# [TASK PROMPT]
Retype nothing but the lines from the start of the material up to and including the line with "from matplotlib.lines import Line2D". Pictures don't belong in the copy.

━━━━━━━━━━━━━━━━━━━━━━━━━━━━━━

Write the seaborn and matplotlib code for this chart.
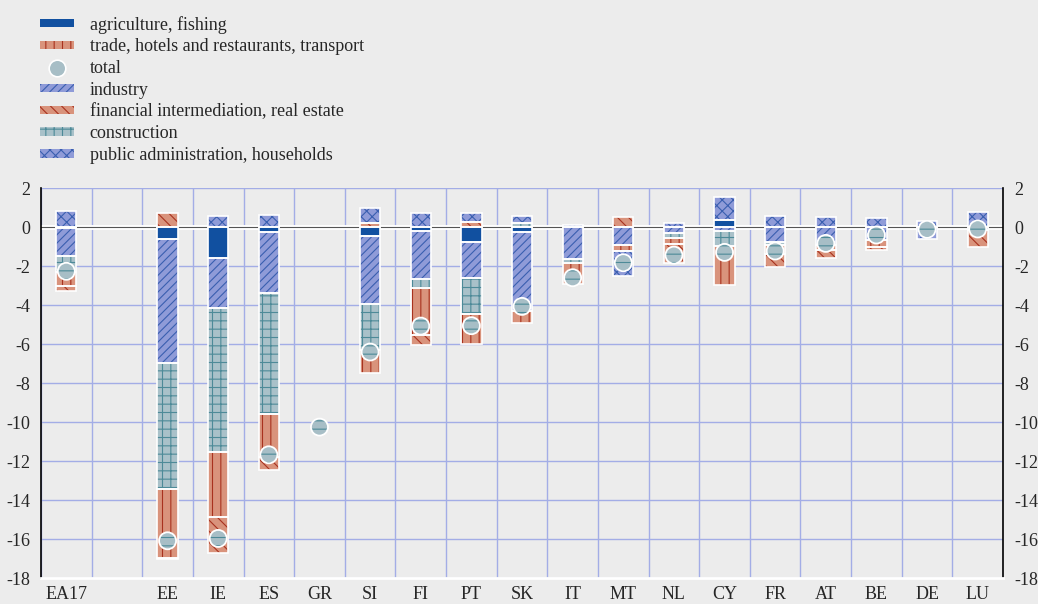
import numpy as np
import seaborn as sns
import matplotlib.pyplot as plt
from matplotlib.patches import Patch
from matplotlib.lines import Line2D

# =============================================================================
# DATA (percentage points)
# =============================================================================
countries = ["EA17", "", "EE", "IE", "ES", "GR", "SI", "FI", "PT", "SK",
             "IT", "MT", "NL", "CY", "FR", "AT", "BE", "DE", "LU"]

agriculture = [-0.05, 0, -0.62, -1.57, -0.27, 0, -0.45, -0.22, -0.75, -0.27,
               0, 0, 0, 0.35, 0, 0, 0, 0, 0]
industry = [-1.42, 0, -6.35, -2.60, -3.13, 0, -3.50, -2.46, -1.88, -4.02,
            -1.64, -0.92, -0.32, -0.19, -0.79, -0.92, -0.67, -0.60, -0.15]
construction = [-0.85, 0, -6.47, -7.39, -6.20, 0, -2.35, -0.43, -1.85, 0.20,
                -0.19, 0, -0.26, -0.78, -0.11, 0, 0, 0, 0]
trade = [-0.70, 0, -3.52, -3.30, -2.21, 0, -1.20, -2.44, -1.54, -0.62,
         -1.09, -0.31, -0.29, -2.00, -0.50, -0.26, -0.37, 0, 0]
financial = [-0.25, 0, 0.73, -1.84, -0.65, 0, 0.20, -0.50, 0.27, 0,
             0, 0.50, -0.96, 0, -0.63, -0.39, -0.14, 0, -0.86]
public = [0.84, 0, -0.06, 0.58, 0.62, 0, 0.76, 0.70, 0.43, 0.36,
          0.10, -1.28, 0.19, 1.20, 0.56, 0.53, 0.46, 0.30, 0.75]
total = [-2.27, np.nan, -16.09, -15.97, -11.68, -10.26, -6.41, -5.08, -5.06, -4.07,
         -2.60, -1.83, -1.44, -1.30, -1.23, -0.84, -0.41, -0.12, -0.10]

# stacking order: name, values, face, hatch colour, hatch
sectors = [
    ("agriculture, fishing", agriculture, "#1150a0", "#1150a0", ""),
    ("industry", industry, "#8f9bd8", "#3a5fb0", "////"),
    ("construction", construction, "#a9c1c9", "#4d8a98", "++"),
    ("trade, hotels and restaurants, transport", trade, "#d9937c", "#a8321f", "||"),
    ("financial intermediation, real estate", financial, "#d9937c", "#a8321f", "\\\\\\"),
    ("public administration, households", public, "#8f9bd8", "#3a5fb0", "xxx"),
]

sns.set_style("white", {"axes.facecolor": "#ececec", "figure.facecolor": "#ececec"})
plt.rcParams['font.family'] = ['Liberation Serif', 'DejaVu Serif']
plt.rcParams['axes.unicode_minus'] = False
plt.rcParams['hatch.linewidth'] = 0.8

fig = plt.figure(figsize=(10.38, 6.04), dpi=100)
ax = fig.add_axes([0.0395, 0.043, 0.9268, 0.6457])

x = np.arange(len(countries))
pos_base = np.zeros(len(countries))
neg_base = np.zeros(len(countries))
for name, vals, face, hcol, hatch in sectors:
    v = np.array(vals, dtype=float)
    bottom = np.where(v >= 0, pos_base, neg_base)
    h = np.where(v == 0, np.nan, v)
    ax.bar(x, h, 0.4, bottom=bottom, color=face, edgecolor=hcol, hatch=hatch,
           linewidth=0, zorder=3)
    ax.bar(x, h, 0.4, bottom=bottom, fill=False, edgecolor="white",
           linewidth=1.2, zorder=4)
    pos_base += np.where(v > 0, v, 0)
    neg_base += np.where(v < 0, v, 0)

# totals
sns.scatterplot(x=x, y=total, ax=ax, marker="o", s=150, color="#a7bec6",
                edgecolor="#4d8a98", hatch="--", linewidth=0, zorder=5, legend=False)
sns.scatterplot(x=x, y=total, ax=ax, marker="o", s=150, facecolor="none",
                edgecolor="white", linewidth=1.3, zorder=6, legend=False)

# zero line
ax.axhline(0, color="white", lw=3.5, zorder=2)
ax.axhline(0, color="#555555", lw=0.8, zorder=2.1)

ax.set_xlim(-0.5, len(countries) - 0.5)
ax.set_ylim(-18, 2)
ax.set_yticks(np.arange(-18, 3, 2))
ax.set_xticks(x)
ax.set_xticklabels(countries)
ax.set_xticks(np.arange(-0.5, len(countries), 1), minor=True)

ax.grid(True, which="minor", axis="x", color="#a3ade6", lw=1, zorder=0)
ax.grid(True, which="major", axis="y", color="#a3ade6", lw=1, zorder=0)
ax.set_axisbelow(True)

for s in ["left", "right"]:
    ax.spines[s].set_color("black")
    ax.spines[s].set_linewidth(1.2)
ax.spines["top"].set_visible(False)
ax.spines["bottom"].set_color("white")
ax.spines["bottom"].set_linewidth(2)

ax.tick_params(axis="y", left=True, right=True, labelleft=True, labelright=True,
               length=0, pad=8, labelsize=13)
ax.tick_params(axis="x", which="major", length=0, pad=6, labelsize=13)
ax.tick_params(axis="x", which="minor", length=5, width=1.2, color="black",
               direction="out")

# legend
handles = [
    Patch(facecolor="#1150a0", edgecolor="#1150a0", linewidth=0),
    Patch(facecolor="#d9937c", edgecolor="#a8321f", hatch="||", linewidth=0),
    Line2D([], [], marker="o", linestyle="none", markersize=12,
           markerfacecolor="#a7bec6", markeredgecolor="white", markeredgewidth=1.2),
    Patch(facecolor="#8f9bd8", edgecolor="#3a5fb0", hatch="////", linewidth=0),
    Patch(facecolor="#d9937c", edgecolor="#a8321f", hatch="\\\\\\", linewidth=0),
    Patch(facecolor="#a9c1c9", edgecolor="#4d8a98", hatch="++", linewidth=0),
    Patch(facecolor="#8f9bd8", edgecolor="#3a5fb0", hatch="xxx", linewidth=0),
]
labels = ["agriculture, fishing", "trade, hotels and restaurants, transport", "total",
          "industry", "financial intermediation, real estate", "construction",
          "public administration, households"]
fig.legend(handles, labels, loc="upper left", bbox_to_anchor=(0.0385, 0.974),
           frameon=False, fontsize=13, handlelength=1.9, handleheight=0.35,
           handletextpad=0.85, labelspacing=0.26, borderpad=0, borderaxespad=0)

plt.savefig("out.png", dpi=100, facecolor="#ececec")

━━━━━━━━━━━━━━━━━━━━━━━━━━━━━━

# [FINISHED EXERCISE]
Write the seaborn and matplotlib code for this chart.
import numpy as np
import seaborn as sns
import matplotlib.pyplot as plt
from matplotlib.patches import Patch
from matplotlib.lines import Line2D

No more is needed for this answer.